How Immigration Policy Is Impacting Cross-Border Payroll and Tax Compliance

Published on: April 16, 2026

As U.S. immigration processes grow more complex, companies are increasingly facing an unexpected consequence: cross-border payroll and tax challenges. When visa or entry delays prevent employees from relocating as planned, many organizations turn to remote work arrangements across jurisdictions. While this may seem like a practical short-term solution, it introduces significant compliance risks that employers cannot afford to overlook.

When an employee works from a country different from their intended place of employment, it can trigger tax obligations in that jurisdiction. Employers may be required to register for payroll taxes, withhold income tax, or contribute to local social security systems—even if the arrangement is temporary. These requirements vary widely by country, making compliance difficult for companies without established operations in that location.

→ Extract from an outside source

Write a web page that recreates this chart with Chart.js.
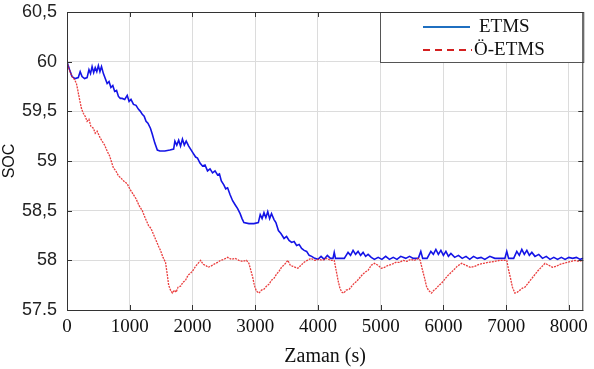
<!DOCTYPE html>
<html>
<head>
<meta charset="utf-8">
<script src="https://cdn.jsdelivr.net/npm/chart.js@4.4.1/dist/chart.umd.min.js"></script>
<style>
  html, body { margin: 0; padding: 0; background: #fff; }
  #wrap { width: 594px; height: 369px; }
</style>
</head>
<body>
<div id="wrap"><canvas id="socChart" width="594" height="369"></canvas></div>
<script>
// SOC vs time, ETMS and Ö-ETMS
var xTicks = [0, 1000, 2000, 3000, 4000, 5000, 6000, 7000, 8000];
var yTicks = [57.5, 58, 58.5, 59, 59.5, 60, 60.5];
var yTickLabels = ['57.5', '58', '58,5', '59', '59,5', '60', '60,5'];
var seriesNames = ['ETMS', 'Ö-ETMS'];

var etmsTime = [0, 40, 80, 130, 180, 210, 240, 280, 320, 350, 375, 400, 425, 450, 475, 500, 525, 550, 580, 610,
  640, 670, 700, 730, 760, 790, 820, 850, 880, 920, 960, 990, 1020, 1060, 1100, 1140, 1170, 1200, 1230, 1260,
  1290, 1330, 1360, 1400, 1440, 1480, 1560, 1640, 1700, 1720, 1750, 1780, 1810, 1840, 1870, 1900, 1940, 1970, 2010, 2050,
  2080, 2120, 2160, 2200, 2240, 2280, 2320, 2360, 2400, 2430, 2460, 2500, 2530, 2560, 2600, 2640, 2680, 2720, 2760, 2790,
  2820, 2900, 2980, 3050, 3080, 3110, 3140, 3170, 3200, 3230, 3260, 3300, 3330, 3370, 3410, 3460, 3500, 3540, 3580, 3620,
  3660, 3700, 3740, 3780, 3820, 3860, 3900, 3950, 4000, 4050, 4100, 4150, 4200, 4240, 4260, 4280, 4350, 4420, 4480, 4520,
  4560, 4600, 4640, 4680, 4720, 4760, 4800, 4850, 4900, 4960, 5020, 5080, 5140, 5200, 5260, 5320, 5400, 5460, 5520, 5600,
  5640, 5670, 5740, 5800, 5840, 5880, 5920, 5960, 6000, 6040, 6080, 6120, 6180, 6240, 6300, 6360, 6420, 6480, 6540, 6600,
  6660, 6740, 6820, 6900, 6980, 7010, 7040, 7120, 7170, 7210, 7250, 7290, 7330, 7370, 7410, 7460, 7520, 7580, 7640, 7700,
  7760, 7820, 7880, 7940, 8000, 8060, 8120, 8180, 8230];
var etmsSoc = [60.0, 59.92, 59.85, 59.83, 59.84, 59.9, 59.85, 59.83, 59.84, 59.92, 59.88, 59.95, 59.89, 59.94, 59.9, 59.96, 59.9, 59.95, 59.88, 59.83,
  59.78, 59.8, 59.74, 59.76, 59.7, 59.71, 59.65, 59.63, 59.63, 59.62, 59.66, 59.6, 59.62, 59.57, 59.56, 59.52, 59.5, 59.47, 59.45, 59.4,
  59.38, 59.33, 59.27, 59.18, 59.11, 59.1, 59.1, 59.11, 59.12, 59.2, 59.16, 59.21, 59.15, 59.22, 59.16, 59.2, 59.15, 59.12, 59.08, 59.04,
  59.03, 58.98, 58.95, 58.96, 58.9, 58.92, 58.88, 58.9, 58.86, 58.87, 58.8, 58.76, 58.72, 58.73, 58.66, 58.6, 58.56, 58.52, 58.47, 58.42,
  58.38, 58.37, 58.37, 58.38, 58.46, 58.42, 58.48, 58.43, 58.49, 58.42, 58.47, 58.41, 58.38, 58.3, 58.27, 58.22, 58.24, 58.2, 58.18, 58.19,
  58.15, 58.16, 58.12, 58.1, 58.09, 58.05, 58.04, 58.02, 58.01, 58.04, 58.01, 58.05, 58.02, 58.02, 58.08, 58.02, 58.02, 58.02, 58.08, 58.05,
  58.1, 58.06, 58.09, 58.05, 58.08, 58.04, 58.06, 58.03, 58.01, 58.03, 58.01, 58.04, 58.01, 58.03, 58.01, 58.04, 58.02, 58.04, 58.02, 58.02,
  58.09, 58.02, 58.02, 58.09, 58.06, 58.11, 58.06, 58.1, 58.05, 58.09, 58.04, 58.07, 58.03, 58.05, 58.02, 58.04, 58.01, 58.04, 58.02, 58.03,
  58.01, 58.04, 58.02, 58.02, 58.02, 58.09, 58.02, 58.02, 58.09, 58.05, 58.11, 58.06, 58.1, 58.05, 58.08, 58.04, 58.06, 58.02, 58.04, 58.01,
  58.03, 58.01, 58.03, 58.01, 58.03, 58.02, 58.03, 58.01, 58.02];

var oetmsTime = [0, 30, 60, 90, 120, 150, 170, 200, 230, 260, 290, 320, 350, 380, 420, 450, 480, 530, 560, 600,
  640, 680, 710, 740, 780, 820, 860, 900, 960, 1000, 1050, 1100, 1150, 1200, 1250, 1300, 1340, 1380, 1420, 1460,
  1490, 1530, 1570, 1600, 1620, 1650, 1680, 1710, 1740, 1770, 1810, 1850, 1890, 1930, 1970, 2010, 2050, 2090, 2130, 2170,
  2210, 2250, 2290, 2340, 2400, 2450, 2500, 2560, 2620, 2680, 2740, 2800, 2860, 2900, 2930, 2960, 2990, 3020, 3060, 3100,
  3140, 3180, 3220, 3260, 3300, 3340, 3380, 3420, 3470, 3520, 3560, 3600, 3640, 3680, 3730, 3780, 3830, 3890, 3950, 4010,
  4070, 4140, 4200, 4260, 4290, 4320, 4350, 4380, 4410, 4450, 4500, 4540, 4580, 4620, 4660, 4700, 4750, 4800, 4850, 4900,
  4960, 5010, 5060, 5120, 5180, 5240, 5300, 5360, 5420, 5480, 5540, 5600, 5630, 5660, 5700, 5730, 5760, 5810, 5850, 5890,
  5930, 5970, 6010, 6060, 6110, 6160, 6220, 6290, 6360, 6430, 6500, 6570, 6640, 6720, 6820, 6900, 6960, 7010, 7040, 7070,
  7100, 7140, 7180, 7220, 7260, 7300, 7350, 7400, 7450, 7500, 7560, 7620, 7680, 7740, 7800, 7860, 7920, 7980, 8040, 8100,
  8160, 8230];
var oetmsSoc = [60.0, 59.93, 59.88, 59.84, 59.82, 59.78, 59.72, 59.62, 59.53, 59.48, 59.45, 59.4, 59.42, 59.35, 59.33, 59.28, 59.3, 59.23, 59.2, 59.16,
  59.1, 59.05, 58.99, 58.93, 58.9, 58.85, 58.83, 58.8, 58.77, 58.72, 58.67, 58.62, 58.55, 58.5, 58.42, 58.35, 58.32, 58.26, 58.2, 58.14,
  58.1, 58.03, 57.98, 57.85, 57.75, 57.7, 57.67, 57.7, 57.68, 57.73, 57.74, 57.78, 57.8, 57.85, 57.87, 57.9, 57.94, 57.97, 58.0, 57.96,
  57.95, 57.93, 57.94, 57.96, 57.98, 58.0, 58.01, 58.03, 58.01, 58.02, 58.0, 57.99, 58.0, 57.97, 57.9, 57.83, 57.74, 57.69, 57.67, 57.7,
  57.71, 57.74, 57.76, 57.8, 57.82, 57.86, 57.89, 57.93, 57.96, 58.0, 57.95, 57.94, 57.93, 57.92, 57.95, 57.98, 58.0, 58.02, 58.0, 58.01,
  58.0, 58.02, 58.0, 58.0, 57.9, 57.8, 57.72, 57.68, 57.67, 57.7, 57.71, 57.74, 57.77, 57.79, 57.82, 57.85, 57.88, 57.9, 57.95, 57.97,
  57.95, 57.92, 57.93, 57.95, 57.96, 57.98, 57.98, 58.0, 57.99, 58.01, 58.0, 58.02, 58.0, 57.92, 57.82, 57.74, 57.7, 57.67, 57.7, 57.72,
  57.75, 57.77, 57.8, 57.84, 57.87, 57.9, 57.94, 57.97, 57.95, 57.93, 57.94, 57.96, 57.97, 57.98, 57.99, 58.0, 58.0, 58.0, 57.9, 57.82,
  57.73, 57.67, 57.68, 57.7, 57.72, 57.73, 57.77, 57.81, 57.85, 57.89, 57.93, 57.97, 57.95, 57.93, 57.94, 57.96, 57.97, 57.98, 57.99, 58.0,
  57.99, 58.0];

function toPoints(ts, vs) {
  return ts.map(function (t, i) { return { x: t, y: vs[i] }; });
}

// legend box + inward ticks + frame, drawn over the plot
var framePlugin = {
  id: 'frame',
  afterDatasetsDraw: function (chart) {
    var ctx = chart.ctx, a = chart.chartArea;
    var xs = chart.scales.x, ys = chart.scales.y;
    ctx.save();
    ctx.strokeStyle = '#333';
    ctx.lineWidth = 1;
    // inward tick marks
    ctx.beginPath();
    xTicks.forEach(function (v) {
      var px = Math.round(xs.getPixelForValue(v)) + 0.5;
      ctx.moveTo(px, a.bottom); ctx.lineTo(px, a.bottom - 5);
      ctx.moveTo(px, a.top); ctx.lineTo(px, a.top + 5);
    });
    yTicks.forEach(function (v) {
      var py = Math.round(ys.getPixelForValue(v)) + 0.5;
      ctx.moveTo(a.left, py); ctx.lineTo(a.left + 5, py);
      ctx.moveTo(a.right, py); ctx.lineTo(a.right - 5, py);
    });
    ctx.stroke();
    // legend
    var lx = 380, ly = a.top, lw = a.right - lx, lh = 50;
    ctx.fillStyle = '#fff';
    ctx.fillRect(lx, ly, lw, lh);
    ctx.strokeStyle = '#555';
    ctx.strokeRect(lx + 0.5, ly + 0.5, lw, lh);
    ctx.font = '19px "Liberation Serif", serif';
    ctx.textBaseline = 'middle';
    ctx.fillStyle = '#111';
    ctx.lineWidth = 2;
    ctx.strokeStyle = '#1f6fc0';
    ctx.beginPath(); ctx.moveTo(423, 27); ctx.lineTo(470, 27); ctx.stroke();
    ctx.fillText(seriesNames[0], 479, 27);
    ctx.strokeStyle = '#d42020';
    ctx.setLineDash([7, 5]);
    ctx.beginPath(); ctx.moveTo(423, 50); ctx.lineTo(472, 50); ctx.stroke();
    ctx.setLineDash([]);
    ctx.fillText(seriesNames[1], 474, 50);
    // frame
    ctx.lineWidth = 1;
    ctx.strokeStyle = '#333';
    ctx.strokeRect(a.left + 0.5, a.top + 0.5, a.right - a.left - 1, a.bottom - a.top);
    ctx.restore();
  }
};

var ctx1 = document.getElementById('socChart').getContext('2d');
var socChart = new Chart(ctx1, {
  type: 'line',
  data: {
    datasets: [{
      label: seriesNames[1],
      data: toPoints(oetmsTime, oetmsSoc),
      borderColor: 'rgba(232, 40, 40, 0.9)',
      borderWidth: 1.3,
      borderDash: [2, 1],
      pointRadius: 0,
      tension: 0
    }, {
      label: seriesNames[0],
      data: toPoints(etmsTime, etmsSoc),
      borderColor: '#1414e6',
      borderWidth: 1.6,
      pointRadius: 0,
      tension: 0
    }]
  },
  options: {
    responsive: false,
    animation: false,
    layout: { padding: { top: 12, right: 5, left: 0, bottom: 0 } },
    plugins: { legend: { display: false }, tooltip: { enabled: false } },
    scales: {
      x: {
        type: 'linear',
        min: 0,
        max: 8230,
        afterBuildTicks: function (s) {
          s.ticks = xTicks.map(function (v) { return { value: v }; });
        },
        afterFit: function (s) { s.height = 59; },
        grid: { color: '#dcdcdc', drawTicks: false },
        border: { display: false },
        ticks: {
          padding: 6,
          color: '#111',
          font: { family: '"Liberation Serif", serif', size: 19 },
          maxRotation: 0,
          callback: function (v) { return String(v); }
        },
        title: {
          display: true,
          text: 'Zaman (s)',
          color: '#111',
          font: { family: '"Liberation Serif", serif', size: 20 },
          padding: { top: 0, bottom: 0 }
        }
      },
      y: {
        min: 57.5,
        max: 60.5,
        afterBuildTicks: function (s) {
          s.ticks = yTicks.map(function (v) { return { value: v }; });
        },
        afterFit: function (s) {
          s.width = 67;
          s.paddingTop = 0;
          s.paddingBottom = 0;
        },
        grid: { color: '#dcdcdc', drawTicks: false },
        border: { display: false },
        ticks: {
          padding: 10,
          color: '#222',
          font: { family: '"Liberation Sans", Arial, sans-serif', size: 18 },
          callback: function (v) {
            var i = yTicks.indexOf(v);
            return i >= 0 ? yTickLabels[i] : '';
          }
        },
        title: {
          display: true,
          text: 'SOC',
          color: '#111',
          font: { family: '"Liberation Sans", Arial, sans-serif', size: 16 },
          padding: { top: 0, bottom: 0 }
        }
      }
    }
  },
  plugins: [framePlugin]
});
</script>
</body>
</html>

One of the most common challenges is determining where the employee is considered to be “working” for tax purposes. Physical presence often drives tax liability, meaning that even a short-term remote arrangement abroad can create obligations for both the employer and the employee. Without careful planning, companies may find themselves unintentionally noncompliant with local tax laws.

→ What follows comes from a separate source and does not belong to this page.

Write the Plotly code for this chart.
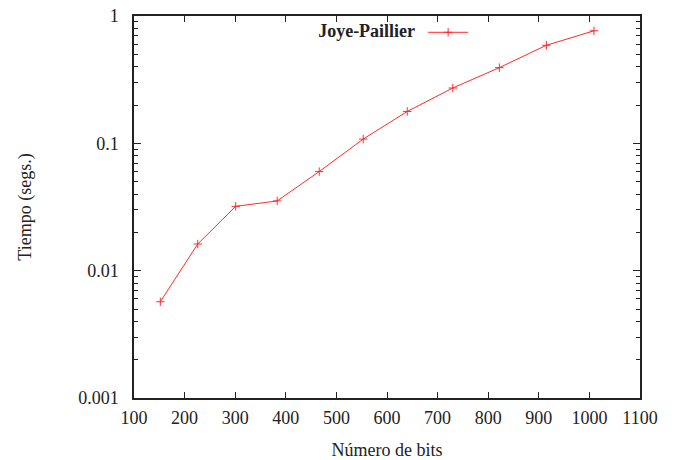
import plotly.graph_objects as go

bits = [152, 226, 301, 383, 466, 553, 640, 730, 822, 915, 1009]
tiempo = [0.0057, 0.0162, 0.032, 0.0353, 0.060, 0.108, 0.178, 0.272, 0.393, 0.589, 0.765]
series_name = "Joye-Paillier"
x_ticks = list(range(100, 1101, 100))
y_ticks = [0.001, 0.01, 0.1, 1]
y_ticktext = ["0.001", "0.01", "0.1", "1"]

font = "Liberation Serif"
red = "#ff2a2a"

fig = go.Figure()
fig.add_trace(go.Scatter(
    x=bits, y=tiempo, mode="lines+markers", name=" ",
    line=dict(color=red, width=1),
    marker=dict(symbol="cross-thin", size=6, line=dict(color=red, width=1)),
))

fig.update_layout(
    width=691, height=460,
    margin=dict(l=134, r=51, t=16, b=62, autoexpand=False),
    paper_bgcolor="white", plot_bgcolor="white",
    font=dict(family=font, size=18, color="#222"),
    showlegend=True,
    legend=dict(
        title=dict(text="<b>" + series_name + "</b>", side="left", font=dict(size=18, family=font)),
        x=0.69, y=1.005, xanchor="right", yanchor="top",
        bgcolor="rgba(0,0,0,0)", itemwidth=40,
    ),
    xaxis=dict(
        range=[100, 1100], tickvals=x_ticks, ticks="inside", ticklen=6,
        tickcolor="#222", showline=True, linecolor="#222", linewidth=1.5, mirror="ticks",
        showgrid=False, zeroline=False, ticklabelstandoff=3, automargin=False,
        title=dict(text="Número de bits", font=dict(size=18, family=font), standoff=16),
        tickfont=dict(size=18, family=font),
    ),
    yaxis=dict(
        type="log", range=[-3, 0], tickvals=y_ticks, ticktext=y_ticktext,
        ticks="inside", ticklen=7, tickcolor="#222",
        showline=True, linecolor="#222", linewidth=1.5, mirror="ticks",
        showgrid=False, zeroline=False, ticklabelstandoff=10, automargin=False,
        minor=dict(ticks="inside", ticklen=4, tickcolor="#222", dtick="D1", showgrid=False),
        title=dict(text="Tiempo (segs.)", font=dict(size=18, family=font), standoff=42),
        tickfont=dict(size=18, family=font),
    ),
)

fig.write_html("out.html", config={"displayModeBar": False},
               post_script="document.body.style.margin='0';")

Payroll systems also face strain in these situations. Many organizations have payroll infrastructure designed for specific countries, not for employees working across borders on short notice. As a result, HR and finance teams may need to implement manual processes, engage third-party providers, or establish temporary payroll solutions—all of which increase administrative burden and cost.

In addition to tax compliance, there are potential corporate risks. In some cases, having an employee working in a foreign country could create a “permanent establishment,” which may subject the company to corporate taxation in that jurisdiction. This risk is particularly relevant for employees in revenue-generating roles or those with authority to make business decisions. Employee-related risks also come into play. Workers may face unexpected tax liabilities, double taxation issues, or gaps in social security coverage. These complications can affect employee satisfaction and create additional support needs for HR teams.

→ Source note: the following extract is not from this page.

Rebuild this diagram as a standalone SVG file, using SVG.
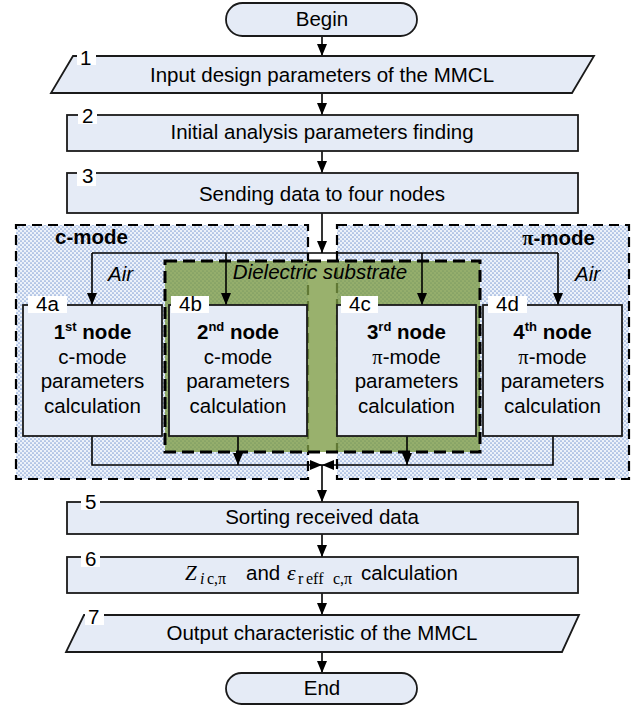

To manage these challenges, companies are adopting more structured approaches to cross-border remote work. One key strategy is implementing clear policies that define when and how employees can work from another country. These policies often include limits on duration, pre-approval requirements, and coordination with legal and tax advisors. Collaboration between departments is essential. HR, legal, finance, and payroll teams must work together to assess risks, ensure compliance, and develop practical solutions. Many companies are also leveraging global employment organizations or local partners to manage payroll and tax obligations in unfamiliar jurisdictions.

Proactive planning is critical. Employers should anticipate potential immigration delays and evaluate alternative work arrangements before they become urgent. By understanding the tax and payroll implications in advance, companies can avoid reactive decision-making that may lead to compliance issues. Clear communication with employees is equally important. Workers should be informed about the potential tax implications of working abroad and any steps they need to take to remain compliant.

As immigration-related delays continue to influence how and where employees work, cross-border payroll and tax compliance will remain a key concern for businesses. Consult with tax attorneys licensed in all jurisdictions where your company operates to understand the nuances of local laws and the implications for your company and employees. Companies that take a proactive, informed approach will be better positioned to navigate these complexities while maintaining operational continuity and supporting their global workforce.